Thomas Edison and George Westinghouse fought battles in boardrooms and the media, with Nikola Tesla serving as a soldier on each side. The two generals claimed to have found the ideal way to harness electricity: Westinghouse preferred alternating current, with greater reach at lower cost, while Edison declared direct current was less dangerous and more reliable.
Writer Michael Mitnick and director Alfonso Gomez-Rejon deliver an intriguing if occasionally confusing story – and, said Duke Energy’s Jason Handley, an accurate one, except for shunting Tesla too far to the side. They present Westinghouse as the victor, after he safely lights the World’s Columbian Exhibition in Chicago in 1893. Yet Handley, Duke Energy director of smart grid emerging technology and operations, said it’s clear a century later that both won.
The film, photographed sumptuously by Chung-hoon Chung, confounds our expectations. Benedict Cumberbatch, who usually gets heroic or sympathetic parts, plays Edison as a driven and spiteful man who insists AC kills people and advises the state of New York how to use it in a death chair. (He recommends murderers be “Westinghoused,” not “electrocuted.”) Michael Shannon, who has a long career of crazies behind him, plays the imperturbable Westinghouse with quiet patience. The supporting cast includes familiar faces, from Nicholas Hoult (“X-Men: Apocalypse”) as Tesla to Tom Holland (the newest Spider-Man) as Edison sidekick Samuel Insull.
“It did a good job of setting up the story, though Tesla was integral to both men,” Handley said. “It focused more on character development than technology, but I didn’t see any mistakes.
“Alternating current does have a higher voltage and can kill you if it flows through your body to a ground, when you come into contact with a loose wire. But It’s fundamentally safe as long as you don’t. That’s why birds can perch on electric lines: Their bodies have the same (electrical) potential as that wire. We have maintenance crews that can step out of a helicopter, approach a live wire (carrying) 500,000 volts, and as long as the platform they work on doesn’t approach the ground, they’re fine.”
Edison’s DC idea worked well only in large cities, because he had to build generating stations close together to sustain current. (New York didn’t fully abandon DC until 2007.)
“There’s a ton of talk today about microgrids that generate their own power,” Handley said. “We started that way: Each city was its own microgrid. As AC won out, you could connect those microgrids, and now the world’s electrical power grid is the largest machine ever built.”
Yet DC has had a seldom-acknowledged comeback in recent years.
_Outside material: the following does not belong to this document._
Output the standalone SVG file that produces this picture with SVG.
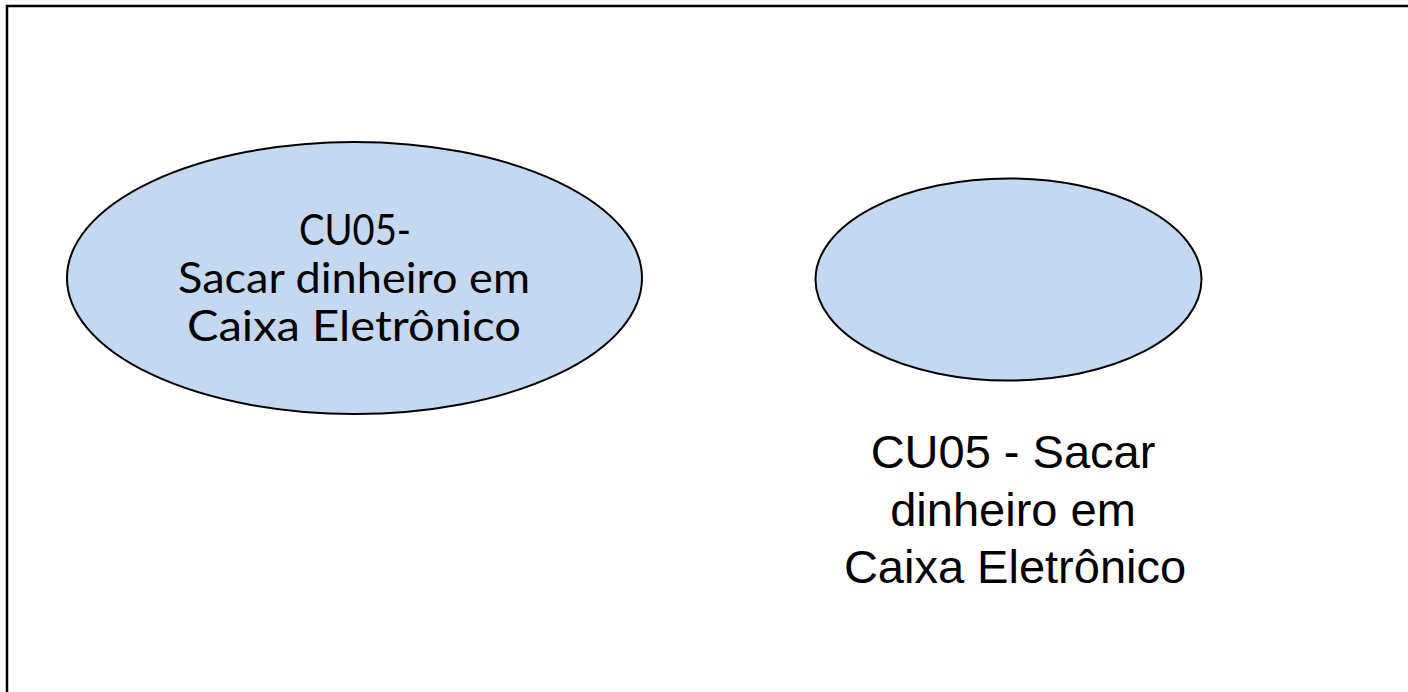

“Almost every electronic device in our houses runs on DC and requires a converter: your laptop, your TV, your printer,” Handley said. “The first big IBM computers were AC. But with integrated circuit boards, manufacturers switched to DC. It only has two states, off and on, with no voltage variations in smaller form factors.
“Many types of renewable energy – wind, solar, battery – are DC; we convert them to AC to use them, which is less efficient. One of the folks on my team is leading a group to create a new DC-certified meter; we’ll be able to generate DC energy and measure usage that way. There’s even a whole house in Detroit run on DC power now.”